- [INSTRUCTIONS FOR THE TASK]: Write out exactly the lines of the entries below from the one holding "Recreate this image" to the one holding "(wm) at (111,55.5)", inclusive, and leave out all other lines.
Start of DATA PROVIDED
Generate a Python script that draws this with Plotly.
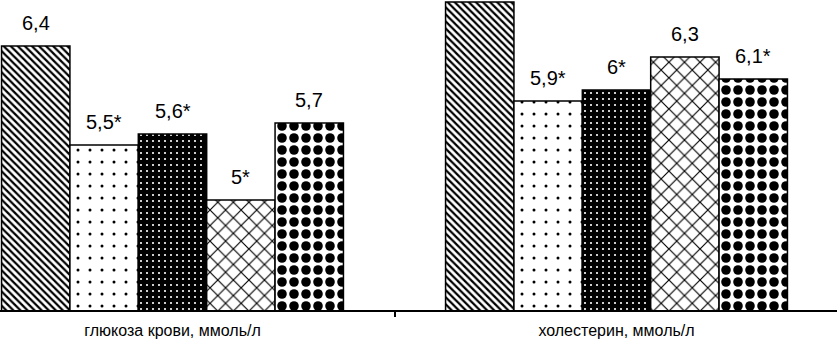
End of DATA PROVIDED
Start of DATA PROVIDED
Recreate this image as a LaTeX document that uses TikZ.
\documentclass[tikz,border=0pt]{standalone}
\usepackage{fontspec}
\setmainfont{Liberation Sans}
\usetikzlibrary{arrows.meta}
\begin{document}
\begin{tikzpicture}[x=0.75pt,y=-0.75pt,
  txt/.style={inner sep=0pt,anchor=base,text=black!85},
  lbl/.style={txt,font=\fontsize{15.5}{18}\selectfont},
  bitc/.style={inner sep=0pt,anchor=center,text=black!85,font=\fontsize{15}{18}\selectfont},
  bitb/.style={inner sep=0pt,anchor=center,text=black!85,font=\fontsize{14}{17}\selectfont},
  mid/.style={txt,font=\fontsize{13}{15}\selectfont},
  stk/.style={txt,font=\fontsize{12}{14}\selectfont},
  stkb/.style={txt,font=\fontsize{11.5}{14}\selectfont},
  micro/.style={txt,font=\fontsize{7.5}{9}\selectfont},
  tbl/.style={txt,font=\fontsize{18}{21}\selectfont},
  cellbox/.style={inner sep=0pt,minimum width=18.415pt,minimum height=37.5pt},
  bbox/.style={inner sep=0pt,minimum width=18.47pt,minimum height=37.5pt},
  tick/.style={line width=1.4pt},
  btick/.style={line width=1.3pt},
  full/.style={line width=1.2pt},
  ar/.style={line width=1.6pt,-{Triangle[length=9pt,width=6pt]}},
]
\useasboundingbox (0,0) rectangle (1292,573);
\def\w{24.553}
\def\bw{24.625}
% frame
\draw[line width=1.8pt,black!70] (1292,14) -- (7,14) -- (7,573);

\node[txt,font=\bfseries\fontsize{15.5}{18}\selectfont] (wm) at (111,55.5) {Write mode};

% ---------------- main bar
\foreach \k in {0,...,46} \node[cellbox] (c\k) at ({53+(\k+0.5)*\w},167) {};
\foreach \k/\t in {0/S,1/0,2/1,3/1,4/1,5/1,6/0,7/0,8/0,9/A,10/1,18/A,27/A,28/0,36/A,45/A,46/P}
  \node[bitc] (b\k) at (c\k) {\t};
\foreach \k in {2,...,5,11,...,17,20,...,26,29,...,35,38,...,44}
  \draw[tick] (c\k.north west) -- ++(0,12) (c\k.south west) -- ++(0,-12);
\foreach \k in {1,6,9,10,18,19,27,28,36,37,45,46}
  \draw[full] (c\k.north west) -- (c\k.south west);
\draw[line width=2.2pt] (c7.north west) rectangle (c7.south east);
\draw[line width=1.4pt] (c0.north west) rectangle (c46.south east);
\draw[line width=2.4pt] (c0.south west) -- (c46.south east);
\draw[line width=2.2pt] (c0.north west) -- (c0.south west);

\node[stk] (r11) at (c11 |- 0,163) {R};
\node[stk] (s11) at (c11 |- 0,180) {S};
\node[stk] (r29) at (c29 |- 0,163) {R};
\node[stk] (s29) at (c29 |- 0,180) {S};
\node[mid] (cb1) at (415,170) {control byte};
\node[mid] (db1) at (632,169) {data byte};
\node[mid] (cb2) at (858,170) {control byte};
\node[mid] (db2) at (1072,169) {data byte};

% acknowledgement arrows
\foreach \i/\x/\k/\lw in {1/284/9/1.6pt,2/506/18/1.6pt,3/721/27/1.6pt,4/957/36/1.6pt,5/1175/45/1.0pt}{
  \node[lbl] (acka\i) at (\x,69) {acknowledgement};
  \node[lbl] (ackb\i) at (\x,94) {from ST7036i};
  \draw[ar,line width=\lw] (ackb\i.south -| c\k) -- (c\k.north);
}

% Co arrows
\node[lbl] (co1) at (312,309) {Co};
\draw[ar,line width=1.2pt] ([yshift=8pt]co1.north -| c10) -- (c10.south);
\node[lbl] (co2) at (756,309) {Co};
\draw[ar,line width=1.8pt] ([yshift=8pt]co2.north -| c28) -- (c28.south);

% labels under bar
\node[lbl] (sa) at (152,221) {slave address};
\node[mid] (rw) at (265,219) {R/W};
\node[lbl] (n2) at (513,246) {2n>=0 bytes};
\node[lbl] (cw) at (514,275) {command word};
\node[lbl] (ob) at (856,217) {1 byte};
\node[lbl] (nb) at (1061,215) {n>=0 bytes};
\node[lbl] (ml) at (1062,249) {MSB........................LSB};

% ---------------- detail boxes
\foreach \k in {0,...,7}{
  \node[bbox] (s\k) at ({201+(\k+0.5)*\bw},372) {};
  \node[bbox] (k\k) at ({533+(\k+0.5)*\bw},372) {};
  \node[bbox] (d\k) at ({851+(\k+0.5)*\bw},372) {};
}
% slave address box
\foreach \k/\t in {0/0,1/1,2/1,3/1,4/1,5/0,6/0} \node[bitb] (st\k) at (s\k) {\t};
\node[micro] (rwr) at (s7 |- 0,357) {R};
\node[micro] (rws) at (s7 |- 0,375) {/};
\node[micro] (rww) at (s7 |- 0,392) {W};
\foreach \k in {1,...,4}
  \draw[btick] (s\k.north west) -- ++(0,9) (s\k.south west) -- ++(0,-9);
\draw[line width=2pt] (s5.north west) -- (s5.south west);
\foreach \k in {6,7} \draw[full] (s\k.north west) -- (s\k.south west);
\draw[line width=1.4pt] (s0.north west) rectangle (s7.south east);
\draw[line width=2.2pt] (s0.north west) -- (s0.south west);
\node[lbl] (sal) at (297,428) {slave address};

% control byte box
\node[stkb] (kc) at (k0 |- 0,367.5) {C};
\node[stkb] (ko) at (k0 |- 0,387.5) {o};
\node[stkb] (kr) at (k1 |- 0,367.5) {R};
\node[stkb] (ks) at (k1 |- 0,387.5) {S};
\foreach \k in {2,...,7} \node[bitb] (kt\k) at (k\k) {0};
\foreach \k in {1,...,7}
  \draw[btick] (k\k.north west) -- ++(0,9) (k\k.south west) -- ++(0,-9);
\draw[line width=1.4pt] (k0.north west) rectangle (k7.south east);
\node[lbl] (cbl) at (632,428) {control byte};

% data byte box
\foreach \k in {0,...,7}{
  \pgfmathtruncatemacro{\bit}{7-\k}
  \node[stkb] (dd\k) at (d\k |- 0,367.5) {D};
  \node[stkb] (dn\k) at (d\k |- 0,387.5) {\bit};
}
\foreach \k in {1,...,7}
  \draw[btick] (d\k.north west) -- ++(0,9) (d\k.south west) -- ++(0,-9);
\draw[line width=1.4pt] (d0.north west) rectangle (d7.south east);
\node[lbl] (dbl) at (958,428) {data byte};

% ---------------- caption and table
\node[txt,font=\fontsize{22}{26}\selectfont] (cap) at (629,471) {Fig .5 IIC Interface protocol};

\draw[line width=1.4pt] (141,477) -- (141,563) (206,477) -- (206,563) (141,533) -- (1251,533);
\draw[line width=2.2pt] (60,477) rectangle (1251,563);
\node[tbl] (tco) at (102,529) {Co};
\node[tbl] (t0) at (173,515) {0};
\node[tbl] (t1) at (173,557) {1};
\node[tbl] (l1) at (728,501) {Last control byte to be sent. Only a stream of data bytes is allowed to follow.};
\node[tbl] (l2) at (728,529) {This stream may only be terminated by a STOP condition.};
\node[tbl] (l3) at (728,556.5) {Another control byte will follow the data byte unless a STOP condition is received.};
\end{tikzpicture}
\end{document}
End of DATA PROVIDED
- [SOLUTION TO THIS TASK]:
Recreate this image as a LaTeX document that uses TikZ.
\documentclass[tikz,border=0pt]{standalone}
\usepackage{fontspec}
\setmainfont{Liberation Sans}
\usetikzlibrary{arrows.meta}
\begin{document}
\begin{tikzpicture}[x=0.75pt,y=-0.75pt,
  txt/.style={inner sep=0pt,anchor=base,text=black!85},
  lbl/.style={txt,font=\fontsize{15.5}{18}\selectfont},
  bitc/.style={inner sep=0pt,anchor=center,text=black!85,font=\fontsize{15}{18}\selectfont},
  bitb/.style={inner sep=0pt,anchor=center,text=black!85,font=\fontsize{14}{17}\selectfont},
  mid/.style={txt,font=\fontsize{13}{15}\selectfont},
  stk/.style={txt,font=\fontsize{12}{14}\selectfont},
  stkb/.style={txt,font=\fontsize{11.5}{14}\selectfont},
  micro/.style={txt,font=\fontsize{7.5}{9}\selectfont},
  tbl/.style={txt,font=\fontsize{18}{21}\selectfont},
  cellbox/.style={inner sep=0pt,minimum width=18.415pt,minimum height=37.5pt},
  bbox/.style={inner sep=0pt,minimum width=18.47pt,minimum height=37.5pt},
  tick/.style={line width=1.4pt},
  btick/.style={line width=1.3pt},
  full/.style={line width=1.2pt},
  ar/.style={line width=1.6pt,-{Triangle[length=9pt,width=6pt]}},
]
\useasboundingbox (0,0) rectangle (1292,573);
\def\w{24.553}
\def\bw{24.625}
% frame
\draw[line width=1.8pt,black!70] (1292,14) -- (7,14) -- (7,573);

\node[txt,font=\bfseries\fontsize{15.5}{18}\selectfont] (wm) at (111,55.5) {Write mode};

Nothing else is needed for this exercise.